CHICAGO – Perhaps there wasn’t enough thrown equipment late in the season or a teeth-gnashing anger for one fan who wondered Saturday why there wasn’t more outrage over the Chicago White Sox falling short last season.
A September collapse put the Detroit Tigers in the postseason instead. Now the White Sox forge ahead with a similar roster to the one that couldn’t accomplish its goals after rebounding from a disappointing 2011 season.
Maybe it was the fact that the roster wasn’t torn apart. Whatever the reason, the fan asked about a perceived lack of outrage, prompting both general manager Rick Hahn and manager Robin Ventura to respond at a morning seminar at SoxFest on Saturday.
“There is simply no worse feeling that I have than watching another team celebrate at the end of the season,” Hahn said. “In terms of everything you said, we’re not trying to finish in second place. We’re not trying to win 83 games and miss the playoffs.”
At that point, Ventura took over the conversation.
“Contrary to popular belief, it’s not easy. I think a lot of people might think it’s easy but it’s really not that easy. That’s why it’s 162 games and that’s why you play. I played for 16 years and it’s not that easy, it never was. You never want to go home not making the playoffs. We’re just as disappointed as anybody else.”

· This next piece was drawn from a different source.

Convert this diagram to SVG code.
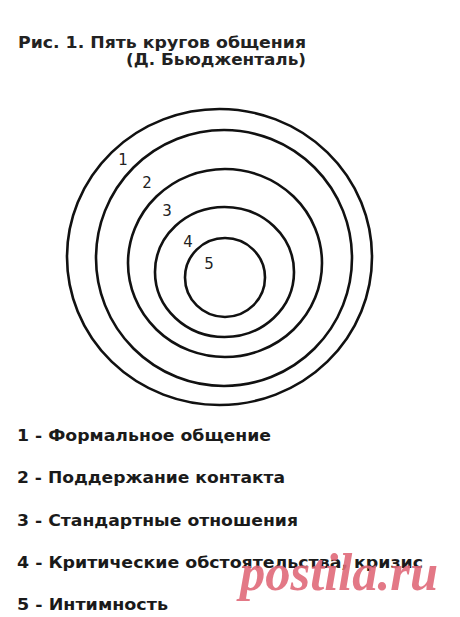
<svg xmlns="http://www.w3.org/2000/svg" width="460" height="617" viewBox="0 0 460 617">
<style>
.title{font-family:"DejaVu Sans","Liberation Sans",sans-serif;font-weight:bold;font-size:15px;fill:#222}
.num{font-family:"DejaVu Sans","Liberation Sans",sans-serif;font-size:15px;fill:#222}
.leg{font-family:"DejaVu Sans","Liberation Sans",sans-serif;font-weight:bold;font-size:15.5px;fill:#1a1a1a}
.ring{fill:none;stroke:#111;stroke-width:2.6}
.wm{font-family:"Liberation Serif",serif;font-style:italic;font-weight:bold;font-size:52px;fill:#e06a7a;opacity:0.9}
</style>
<rect width="460" height="617" fill="#fff"/>
<g id="title">
<text class="title" x="18" y="48" textLength="288" lengthAdjust="spacingAndGlyphs">Рис. 1. Пять кругов общения</text>
<text class="title" x="126" y="65" textLength="180" lengthAdjust="spacingAndGlyphs">(Д. Бьюдженталь)</text>
</g>
<g id="circle1"><ellipse class="ring" cx="219.5" cy="257" rx="152.5" ry="148"/><text class="num" x="123" y="165" text-anchor="middle">1</text></g>
<g id="circle2"><ellipse class="ring" cx="224" cy="258" rx="128" ry="128"/><text class="num" x="147" y="188" text-anchor="middle">2</text></g>
<g id="circle3"><ellipse class="ring" cx="225" cy="263" rx="97" ry="94"/><text class="num" x="167" y="216" text-anchor="middle">3</text></g>
<g id="circle4"><ellipse class="ring" cx="224.5" cy="272" rx="69.5" ry="65"/><text class="num" x="188" y="247" text-anchor="middle">4</text></g>
<g id="circle5"><ellipse class="ring" cx="225" cy="277.5" rx="40" ry="39.5"/><text class="num" x="209" y="269" text-anchor="middle">5</text></g>
<g id="legend">
<text class="leg" x="17" y="441" textLength="254" lengthAdjust="spacingAndGlyphs">1 - Формальное общение</text>
<text class="leg" x="17" y="483" textLength="268" lengthAdjust="spacingAndGlyphs">2 - Поддержание контакта</text>
<text class="leg" x="17" y="526" textLength="281" lengthAdjust="spacingAndGlyphs">3 - Стандартные отношения</text>
<text class="leg" x="17" y="568" textLength="406" lengthAdjust="spacingAndGlyphs">4 - Критические обстоятельства, кризис</text>
<text class="leg" x="17" y="610" textLength="151" lengthAdjust="spacingAndGlyphs">5 - Интимность</text>
</g>
<g id="watermark"><text class="wm" x="240" y="590" textLength="198" lengthAdjust="spacingAndGlyphs">postila.ru</text></g>
</svg>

Ventura said the experience gleaned from his first season as manager should help the team moving forward. But just because the team was better in his first season, it doesn’t mean he was satisfied.
“Again, I know there is no season that you prepare for that,” he said. “Any time you’re knocked down you have to get back up and go. I’m not going to quit. I’m not quitting. I’m getting everybody to be ready to win this year not worry about just falling down.”
At that point the audience broke into applause. Not seeing signs of the disappointment might have been confusing for some. Hearing about it earned some appreciation, though.